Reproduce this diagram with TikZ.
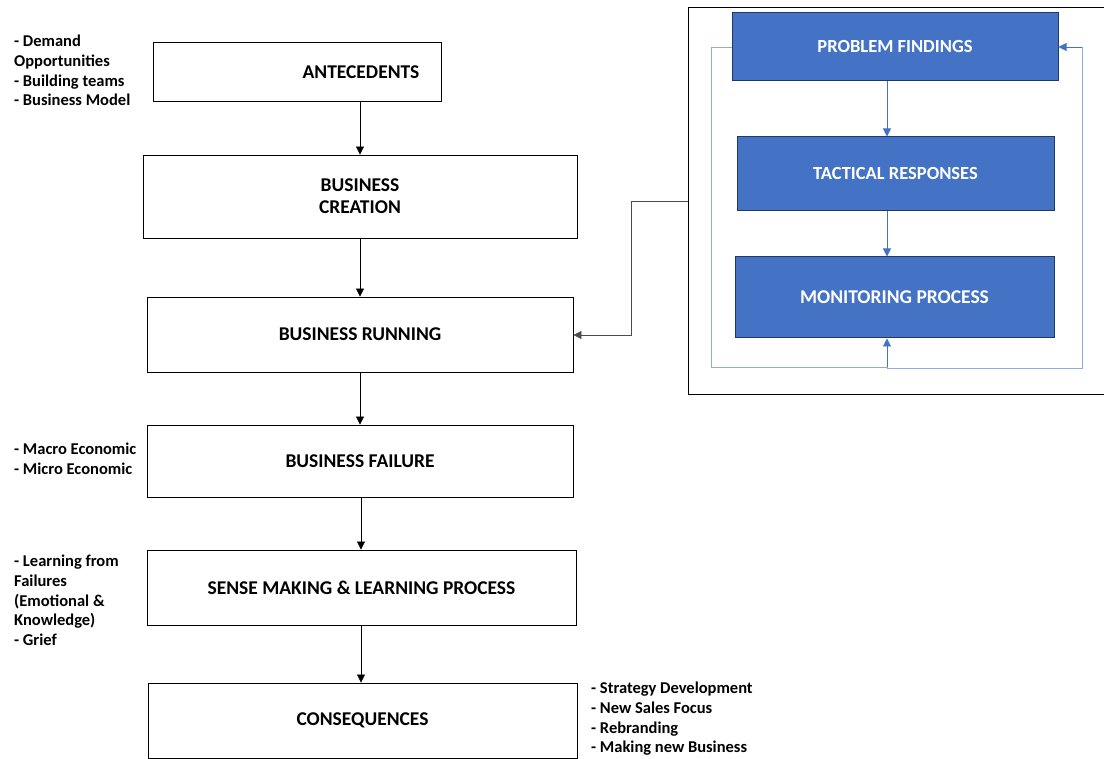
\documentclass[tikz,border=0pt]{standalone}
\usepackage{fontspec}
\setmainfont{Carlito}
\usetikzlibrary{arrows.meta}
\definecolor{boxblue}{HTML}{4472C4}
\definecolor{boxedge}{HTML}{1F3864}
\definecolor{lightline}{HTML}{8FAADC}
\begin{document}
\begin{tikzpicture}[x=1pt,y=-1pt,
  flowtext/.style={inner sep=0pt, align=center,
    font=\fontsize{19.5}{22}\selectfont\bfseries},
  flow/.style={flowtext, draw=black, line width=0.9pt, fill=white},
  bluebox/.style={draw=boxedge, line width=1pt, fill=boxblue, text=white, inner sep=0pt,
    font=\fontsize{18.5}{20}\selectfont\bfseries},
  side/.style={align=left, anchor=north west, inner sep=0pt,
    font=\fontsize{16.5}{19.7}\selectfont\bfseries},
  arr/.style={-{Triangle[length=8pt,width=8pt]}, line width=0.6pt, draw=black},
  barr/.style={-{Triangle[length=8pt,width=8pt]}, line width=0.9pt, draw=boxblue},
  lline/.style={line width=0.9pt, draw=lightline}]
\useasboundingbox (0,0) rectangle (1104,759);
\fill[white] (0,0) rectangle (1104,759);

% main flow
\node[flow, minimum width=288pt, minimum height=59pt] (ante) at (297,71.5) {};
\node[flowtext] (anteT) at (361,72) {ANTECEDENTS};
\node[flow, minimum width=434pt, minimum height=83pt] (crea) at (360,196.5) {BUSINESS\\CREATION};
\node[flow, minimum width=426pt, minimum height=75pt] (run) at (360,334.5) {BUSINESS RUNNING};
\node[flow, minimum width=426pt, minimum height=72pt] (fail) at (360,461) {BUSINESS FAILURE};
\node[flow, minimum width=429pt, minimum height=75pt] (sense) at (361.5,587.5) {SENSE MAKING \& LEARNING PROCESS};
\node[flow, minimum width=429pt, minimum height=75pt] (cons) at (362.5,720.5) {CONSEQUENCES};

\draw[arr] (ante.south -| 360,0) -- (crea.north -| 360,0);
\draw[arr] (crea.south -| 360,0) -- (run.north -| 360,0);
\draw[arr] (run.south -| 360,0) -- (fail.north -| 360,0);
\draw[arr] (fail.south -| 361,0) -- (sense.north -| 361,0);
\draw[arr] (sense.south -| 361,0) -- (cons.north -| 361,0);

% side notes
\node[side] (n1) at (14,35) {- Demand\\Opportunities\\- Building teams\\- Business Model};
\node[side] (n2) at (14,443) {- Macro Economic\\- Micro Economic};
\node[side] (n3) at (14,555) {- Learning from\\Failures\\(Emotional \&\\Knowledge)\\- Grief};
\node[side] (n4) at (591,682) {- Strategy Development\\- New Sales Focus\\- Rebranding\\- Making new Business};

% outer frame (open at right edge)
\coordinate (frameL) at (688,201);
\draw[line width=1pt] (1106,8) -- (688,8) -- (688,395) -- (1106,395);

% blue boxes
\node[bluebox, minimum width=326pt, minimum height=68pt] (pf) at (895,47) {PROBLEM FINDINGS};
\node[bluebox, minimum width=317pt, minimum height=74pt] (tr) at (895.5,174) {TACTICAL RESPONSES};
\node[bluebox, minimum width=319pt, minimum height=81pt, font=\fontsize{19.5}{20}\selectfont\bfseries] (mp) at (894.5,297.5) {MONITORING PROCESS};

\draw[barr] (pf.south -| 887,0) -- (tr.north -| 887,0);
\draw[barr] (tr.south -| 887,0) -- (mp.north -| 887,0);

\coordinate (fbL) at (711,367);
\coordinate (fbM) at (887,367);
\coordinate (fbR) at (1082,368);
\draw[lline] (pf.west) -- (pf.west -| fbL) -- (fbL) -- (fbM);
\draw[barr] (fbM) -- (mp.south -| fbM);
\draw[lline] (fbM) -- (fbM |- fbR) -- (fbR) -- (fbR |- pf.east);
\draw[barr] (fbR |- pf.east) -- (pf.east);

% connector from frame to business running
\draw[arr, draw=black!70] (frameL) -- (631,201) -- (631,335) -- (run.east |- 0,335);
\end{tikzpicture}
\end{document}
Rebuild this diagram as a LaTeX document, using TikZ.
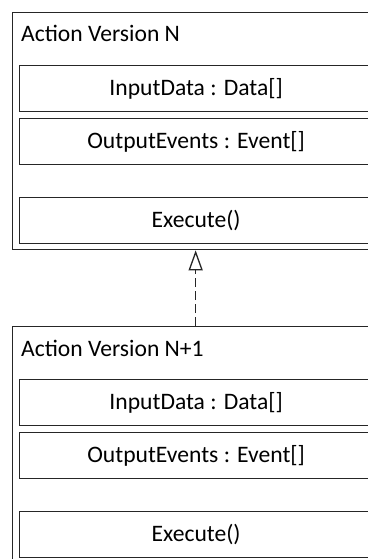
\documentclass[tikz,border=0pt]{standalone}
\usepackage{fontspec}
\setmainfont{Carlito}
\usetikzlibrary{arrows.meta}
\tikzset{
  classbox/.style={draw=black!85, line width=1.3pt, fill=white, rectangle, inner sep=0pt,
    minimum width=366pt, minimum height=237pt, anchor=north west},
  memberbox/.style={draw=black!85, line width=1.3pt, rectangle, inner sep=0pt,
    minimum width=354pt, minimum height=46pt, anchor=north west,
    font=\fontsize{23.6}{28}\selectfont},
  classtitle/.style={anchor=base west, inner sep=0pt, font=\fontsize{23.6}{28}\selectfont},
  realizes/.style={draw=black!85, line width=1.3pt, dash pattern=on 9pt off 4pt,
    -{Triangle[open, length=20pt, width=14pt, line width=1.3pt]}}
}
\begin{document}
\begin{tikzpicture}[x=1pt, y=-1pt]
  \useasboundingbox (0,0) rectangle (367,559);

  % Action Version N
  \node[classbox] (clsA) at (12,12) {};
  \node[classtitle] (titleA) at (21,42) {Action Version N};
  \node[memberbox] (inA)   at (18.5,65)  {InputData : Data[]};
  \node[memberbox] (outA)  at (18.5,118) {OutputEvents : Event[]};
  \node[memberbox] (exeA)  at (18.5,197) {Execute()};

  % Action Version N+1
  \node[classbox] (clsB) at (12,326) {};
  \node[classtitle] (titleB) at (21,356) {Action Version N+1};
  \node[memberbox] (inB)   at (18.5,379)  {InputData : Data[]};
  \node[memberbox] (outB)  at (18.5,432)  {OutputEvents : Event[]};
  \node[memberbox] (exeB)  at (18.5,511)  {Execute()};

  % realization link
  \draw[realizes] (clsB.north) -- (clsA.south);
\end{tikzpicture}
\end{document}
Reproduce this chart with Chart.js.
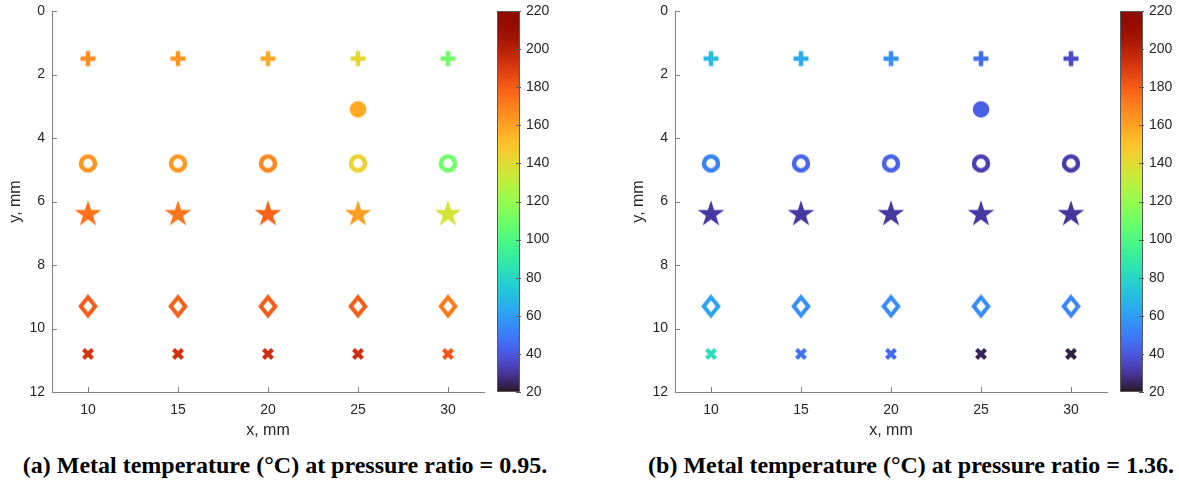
++++++++
What is being asked -
Your copy of the data above should match it exactly, except that pictures are left out.

The solution -
Reproduce this diagram with TikZ.
\documentclass[tikz,border=0pt]{standalone}
\usepackage{fontspec}
\setmainfont{Carlito}
\usetikzlibrary{arrows.meta}
\definecolor{boxblue}{HTML}{4472C4}
\definecolor{boxedge}{HTML}{1F3864}
\definecolor{lightline}{HTML}{8FAADC}
\begin{document}
\begin{tikzpicture}[x=1pt,y=-1pt,
  flowtext/.style={inner sep=0pt, align=center,
    font=\fontsize{19.5}{22}\selectfont\bfseries},
  flow/.style={flowtext, draw=black, line width=0.9pt, fill=white},
  bluebox/.style={draw=boxedge, line width=1pt, fill=boxblue, text=white, inner sep=0pt,
    font=\fontsize{18.5}{20}\selectfont\bfseries},
  side/.style={align=left, anchor=north west, inner sep=0pt,
    font=\fontsize{16.5}{19.7}\selectfont\bfseries},
  arr/.style={-{Triangle[length=8pt,width=8pt]}, line width=0.6pt, draw=black},
  barr/.style={-{Triangle[length=8pt,width=8pt]}, line width=0.9pt, draw=boxblue},
  lline/.style={line width=0.9pt, draw=lightline}]
\useasboundingbox (0,0) rectangle (1104,759);
\fill[white] (0,0) rectangle (1104,759);

% main flow
\node[flow, minimum width=288pt, minimum height=59pt] (ante) at (297,71.5) {};
\node[flowtext] (anteT) at (361,72) {ANTECEDENTS};
\node[flow, minimum width=434pt, minimum height=83pt] (crea) at (360,196.5) {BUSINESS\\CREATION};
\node[flow, minimum width=426pt, minimum height=75pt] (run) at (360,334.5) {BUSINESS RUNNING};
\node[flow, minimum width=426pt, minimum height=72pt] (fail) at (360,461) {BUSINESS FAILURE};
\node[flow, minimum width=429pt, minimum height=75pt] (sense) at (361.5,587.5) {SENSE MAKING \& LEARNING PROCESS};
\node[flow, minimum width=429pt, minimum height=75pt] (cons) at (362.5,720.5) {CONSEQUENCES};

\draw[arr] (ante.south -| 360,0) -- (crea.north -| 360,0);
\draw[arr] (crea.south -| 360,0) -- (run.north -| 360,0);
\draw[arr] (run.south -| 360,0) -- (fail.north -| 360,0);
\draw[arr] (fail.south -| 361,0) -- (sense.north -| 361,0);
\draw[arr] (sense.south -| 361,0) -- (cons.north -| 361,0);

% side notes
\node[side] (n1) at (14,35) {- Demand\\Opportunities\\- Building teams\\- Business Model};
\node[side] (n2) at (14,443) {- Macro Economic\\- Micro Economic};
\node[side] (n3) at (14,555) {- Learning from\\Failures\\(Emotional \&\\Knowledge)\\- Grief};
\node[side] (n4) at (591,682) {- Strategy Development\\- New Sales Focus\\- Rebranding\\- Making new Business};

% outer frame (open at right edge)
\coordinate (frameL) at (688,201);
\draw[line width=1pt] (1106,8) -- (688,8) -- (688,395) -- (1106,395);

% blue boxes
\node[bluebox, minimum width=326pt, minimum height=68pt] (pf) at (895,47) {PROBLEM FINDINGS};
\node[bluebox, minimum width=317pt, minimum height=74pt] (tr) at (895.5,174) {TACTICAL RESPONSES};
\node[bluebox, minimum width=319pt, minimum height=81pt, font=\fontsize{19.5}{20}\selectfont\bfseries] (mp) at (894.5,297.5) {MONITORING PROCESS};

\draw[barr] (pf.south -| 887,0) -- (tr.north -| 887,0);
\draw[barr] (tr.south -| 887,0) -- (mp.north -| 887,0);

\coordinate (fbL) at (711,367);
\coordinate (fbM) at (887,367);
\coordinate (fbR) at (1082,368);
\draw[lline] (pf.west) -- (pf.west -| fbL) -- (fbL) -- (fbM);
\draw[barr] (fbM) -- (mp.south -| fbM);
\draw[lline] (fbM) -- (fbM |- fbR) -- (fbR) -- (fbR |- pf.east);
\draw[barr] (fbR |- pf.east) -- (pf.east);

% connector from frame to business running
\draw[arr, draw=black!70] (frameL) -- (631,201) -- (631,335) -- (run.east |- 0,335);
\end{tikzpicture}
\end{document}
Rebuild this diagram as a LaTeX document, using TikZ.
\documentclass[tikz,border=0pt]{standalone}
\usepackage{fontspec}
\setmainfont{Carlito}
\usetikzlibrary{arrows.meta}
\tikzset{
  classbox/.style={draw=black!85, line width=1.3pt, fill=white, rectangle, inner sep=0pt,
    minimum width=366pt, minimum height=237pt, anchor=north west},
  memberbox/.style={draw=black!85, line width=1.3pt, rectangle, inner sep=0pt,
    minimum width=354pt, minimum height=46pt, anchor=north west,
    font=\fontsize{23.6}{28}\selectfont},
  classtitle/.style={anchor=base west, inner sep=0pt, font=\fontsize{23.6}{28}\selectfont},
  realizes/.style={draw=black!85, line width=1.3pt, dash pattern=on 9pt off 4pt,
    -{Triangle[open, length=20pt, width=14pt, line width=1.3pt]}}
}
\begin{document}
\begin{tikzpicture}[x=1pt, y=-1pt]
  \useasboundingbox (0,0) rectangle (367,559);

  % Action Version N
  \node[classbox] (clsA) at (12,12) {};
  \node[classtitle] (titleA) at (21,42) {Action Version N};
  \node[memberbox] (inA)   at (18.5,65)  {InputData : Data[]};
  \node[memberbox] (outA)  at (18.5,118) {OutputEvents : Event[]};
  \node[memberbox] (exeA)  at (18.5,197) {Execute()};

  % Action Version N+1
  \node[classbox] (clsB) at (12,326) {};
  \node[classtitle] (titleB) at (21,356) {Action Version N+1};
  \node[memberbox] (inB)   at (18.5,379)  {InputData : Data[]};
  \node[memberbox] (outB)  at (18.5,432)  {OutputEvents : Event[]};
  \node[memberbox] (exeB)  at (18.5,511)  {Execute()};

  % realization link
  \draw[realizes] (clsB.north) -- (clsA.south);
\end{tikzpicture}
\end{document}
Reproduce this chart with Chart.js.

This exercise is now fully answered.